To understand a man as complex as Oppenheimer is, in a way, to understand the complexities of artificial intelligence, which is to say, we can’t. Oppenheimer’s historical legacy is one that is rooted in the word “contradiction,” and much of the film’s runtime is devoted to painting a paradoxical portrait of one of the most polarizing figures of the twentieth century; a man whom Nolan himself refers to as “the most important person who ever lived.” As infinite as the theoretical quantum mechanics are which inspired Oppenheimer from the earliest stages of his scientific odyssey, the moral quandaries surrounding his greatest accomplishment are equally as infinite. As such, the film is suffused with equal parts frustration and vindication. Both Oppenheimer’s strongest supporters and cruelest critics will find plenty of ammunition to reinforce their position, an outcome which is surely frustrating in some regard.

It would be easier, perhaps, if we were given a definitive answer on what to think about a man the likes of Oppenheimer, whose genius was only tempered by his hubris. But rather than telling us what to think, Nolan insists that we decide that for ourselves. “The movie hasn’t entirely figured him out,” writes Alissa Wilkinson, “and history hasn’t either.” While some might consider the last hour of Oppenheimer a tedious experience, since it forces you to sit through scene after scene of men in suits sitting in dimly lit rooms talking over each other, such is the point. Whatever you think of Oppenheimer’s political bent or nuclear policies and the way in which the latter half of his public career was mired with such controversy, his life and legacy cannot be reduced to the mere black-and-white letters that appear in the array of biographies or textbooks that bear his name. The only ones who insist on telling us what to think are the body of adjudicators whose swollen jingoism feels like little more than an enterprise in self-justification. 
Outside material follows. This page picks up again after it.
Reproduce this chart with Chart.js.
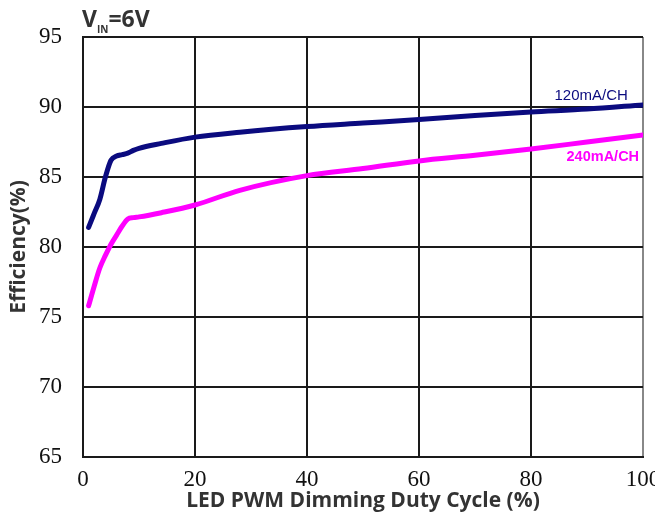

Perhaps what is most poignant about Nolan’s Oppenheimer is its black-and-white depiction of the law. This is both a metaphorical and literal device since a large swath of the movie is presented in a searing black-and-white color palette. The result of the law, of course, is always categorical black-and-white binaries. Men and their motives are compartmentalized with absolutist precision as either good or evil. But for however easier this is for us to grasp, this is rarely how life works. In reality, the motives of men are much greyer than we would like to imagine. This isn’t to suppose that there is no right or wrong, it’s just to say that our grasp of that is much more limited than we’d like to imagine. Oppenheimer is a cinematic achievement mostly because it insists that there are no easy ways to understand its namesake. The moral dilemma that is birthed out of his most celebrated scientific achievement shouldn’t merely exist as debate fodder for undergraduate ethics classes. Rather, his legacy should live on in the paradoxical grace of tension and contradiction.

In the end, Nolan’s film almost functions like a lens of searing grace, allowing us to see in Oppenheimer a picture of ourselves, one in which our troubled and guilty souls are made to wrestle with the same level of contradiction that racked the man whose finest achievement gave the world the power to destroy itself. As one commentator put it, the film “is about the dance between creation and destruction.” Within that dance is the choreography of conceit, power, and pride, a veritable mirror for understanding humanity. The effect of grace, though, runs counter to the absolutism of the law, allowing for paradoxes and contradictions. This can be understood, from a theological perspective, by remembering a basic tenet of reformation doctrine, that being, simul justus et peccator, in which it is affirmed that one can be a sinner and a saint at the same time. The discomforting reality is that we, too, are people of conflict and contradiction. The good news, though, is that there is a body that can absolve us from such a fate. It’s the body that heaved upon a cross as the ultimate point of contradiction, wherein death and defeat were merely the prelude to resurrection.